AI for generating truth
Using AI to collate information and generate art for expression continues to raise questions.
AI and large language models continue to improve. Many use cases are behind the scenes. The more visible use cases, are however, still problematic. And it’s because the tech implies to do what it actually can’t seem to get quite right: output factual truth, and generate any kind of human truth, as art. But can it get there?
Collating information
Search is one way AI is being used at scale. The reason it makes sense is because bots scraping content is how search engines worked even before AI. AI’s natural language processing is able to provide summarized versions of results that you would normally have to browse and read through.
But it often falls short with inaccurate information at best, and completely made up information at worst. Studies have shown it to be wrong as much as half the time. So if you’re using AI search results for research, you’ll have to double-check its sources, and then keep digging for the parts it makes up. Is the potential effort saved worth using it at all?

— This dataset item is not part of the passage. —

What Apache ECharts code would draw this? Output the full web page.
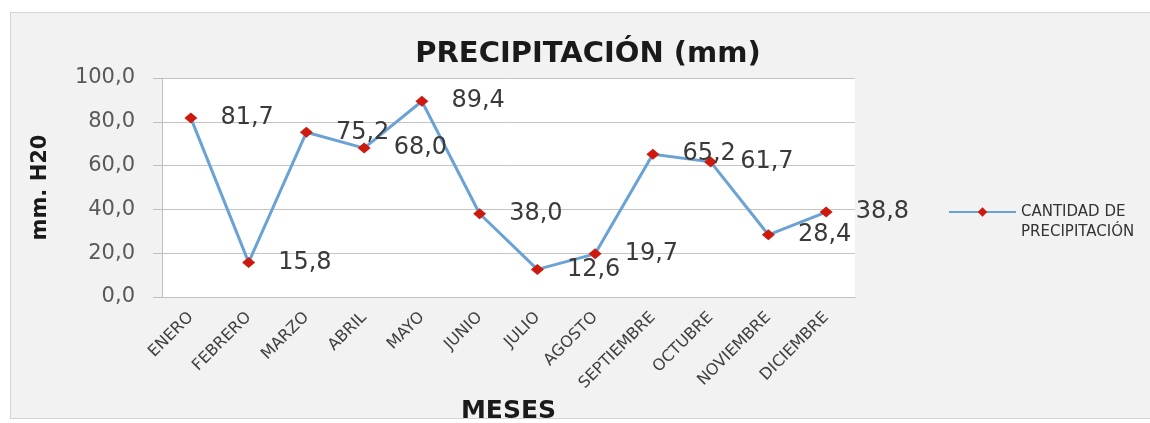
<!DOCTYPE html>
<html>
<head>
<meta charset="utf-8">
<script src="https://cdn.jsdelivr.net/npm/echarts@6/dist/echarts.min.js"></script>
<style>
  html, body { margin: 0; padding: 0; background: #ffffff; }
  #panel { position: absolute; left: 10px; top: 12px; width: 1150px; height: 407px;
           background: #f2f2f2; border: 1px solid #d4d4d4; box-sizing: border-box; }
  #chart { position: absolute; left: 0; top: 0; width: 1150px; height: 423px; }
</style>
</head>
<body>
<div id="panel"></div>
<div id="chart"></div>
<script>
const categories = ['ENERO','FEBRERO','MARZO','ABRIL','MAYO','JUNIO','JULIO','AGOSTO','SEPTIEMBRE','OCTUBRE','NOVIEMBRE','DICIEMBRE'];
const precipitation = [81.7, 15.8, 75.2, 68.0, 89.4, 38.0, 12.6, 19.7, 65.2, 61.7, 28.4, 38.8];
const seriesName = 'CANTIDAD DE\nPRECIPITACIÓN';
const titleText = 'PRECIPITACIÓN (mm)';
const yAxisName = 'mm. H20';
const xAxisName = 'MESES';

const fmt = v => Number(v).toFixed(1).replace('.', ',');

const chart = echarts.init(document.getElementById('chart'), null, { renderer: 'canvas' });
chart.setOption({
  backgroundColor: 'transparent',
  animation: false,
  title: {
    text: titleText,
    left: 583,
    top: 35,
    textAlign: 'center',
    textStyle: { fontFamily: 'DejaVu Sans', fontWeight: 'bold', fontSize: 29, color: '#1a1a1a' }
  },
  legend: {
    left: 948,
    top: 182,
    padding: 0,
    orient: 'vertical',
    itemWidth: 67,
    itemHeight: 12,
    data: [seriesName],
    formatter: n => ' \n' + n,
    textStyle: { fontFamily: 'DejaVu Sans', fontSize: 15, color: '#333333', lineHeight: 20 }
  },
  grid: {
    left: 162, top: 78, width: 693, height: 219,
    outerBoundsMode: 'none',
    containLabel: false,
    show: true, backgroundColor: '#ffffff', borderWidth: 0
  },
  xAxis: {
    type: 'category',
    data: categories,
    boundaryGap: true,
    name: xAxisName,
    nameLocation: 'middle',
    nameGap: 95,
    nameTextStyle: { fontFamily: 'DejaVu Sans', fontWeight: 'bold', fontSize: 25, color: '#1a1a1a' },
    axisLine: { lineStyle: { color: '#bfbfbf', width: 1 } },
    axisTick: { show: false },
    axisLabel: { rotate: 45, margin: 18, interval: 0, fontFamily: 'DejaVu Sans', fontSize: 16, color: '#404040' }
  },
  yAxis: {
    type: 'value',
    min: 0, max: 100, interval: 20,
    name: yAxisName,
    nameLocation: 'middle',
    nameRotate: 90,
    nameGap: 111,
    nameTextStyle: { fontFamily: 'DejaVu Sans', fontWeight: 'bold', fontSize: 21, color: '#1a1a1a' },
    axisLine: { show: true, lineStyle: { color: '#bfbfbf', width: 1 } },
    axisTick: { show: true, length: 9, lineStyle: { color: '#bfbfbf' } },
    splitLine: { lineStyle: { color: '#c4c4c4', width: 1 } },
    axisLabel: { margin: 27, fontFamily: 'DejaVu Sans', fontSize: 21, color: '#595959', formatter: fmt }
  },
  series: [{
    name: seriesName,
    type: 'line',
    data: precipitation,
    symbol: 'diamond',
    symbolSize: [13, 11],
    itemStyle: { color: '#cc1a0e' },
    lineStyle: { color: '#6aa2d6', width: 3 },
    label: {
      show: true,
      position: 'right',
      distance: 23,
      fontFamily: 'DejaVu Sans',
      fontSize: 24,
      color: '#3a3a3a',
      formatter: p => fmt(p.value)
    }
  }]
});
</script>
</body>
</html>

And this collating applies to other areas, like summarizing documentation, or notes for a meeting. What happens when it gets those wrong? Apps are starting to embed similar tech. In these cases, you would have a tough time verifying what it gets wrong. Can you trust the app’s results at that point?
Facts seem like something that the technology can get better at. But there is no understanding from generative AI. It doesn’t know the difference between having melted cheese on pizza and a joke that you can use glue for cheese.
Art for expression
Art is another form of truth that’s not fact-based (though it can be), but provides human truths through its expression. AI is already problematic in generating any kind of art since it uses sources without credit, neither via permission, nor payment to artists. With services like Apple Music available that splits royalties with artists, why can’t AI companies do the same thing?
So far, the only AI art that seems to be gaining any traction are Sora video clips, which are basically just memes that are made for fun, the same way we have GIFs, or images with a text caption. Memes count as art because the prompts are made by humans. And they seem safe from copyright infringement because of the way we freely share memes.
Art comes from human experience. And memes, even with copyrighted material, could be considered a form of parody, in a similar way South Park is able to use Donald Trump’s face. Is there a difference between using generative AI tools to produce something in a few minutes and South Park using a small production team with computers to make an episode within 6 days?
It’s ultimately about taste. And it’s tough to qualify good taste vs bad taste. Plenty of court cases in the past have tried to do this with all forms of art. It’s really a balance between how the artist decides to produce their art and what their audience chooses to accept.
But there is a difference between good art and bad art. Good art resonates with someone on a deeper level, where bad art just feels like slop. It’s easy for AI to generate slop, but even slop can be a form of entertainment for people. There’s always been a lot of slop on TV, and online. We individually have to figure out our own method for filtering through the art that is meaningful to us.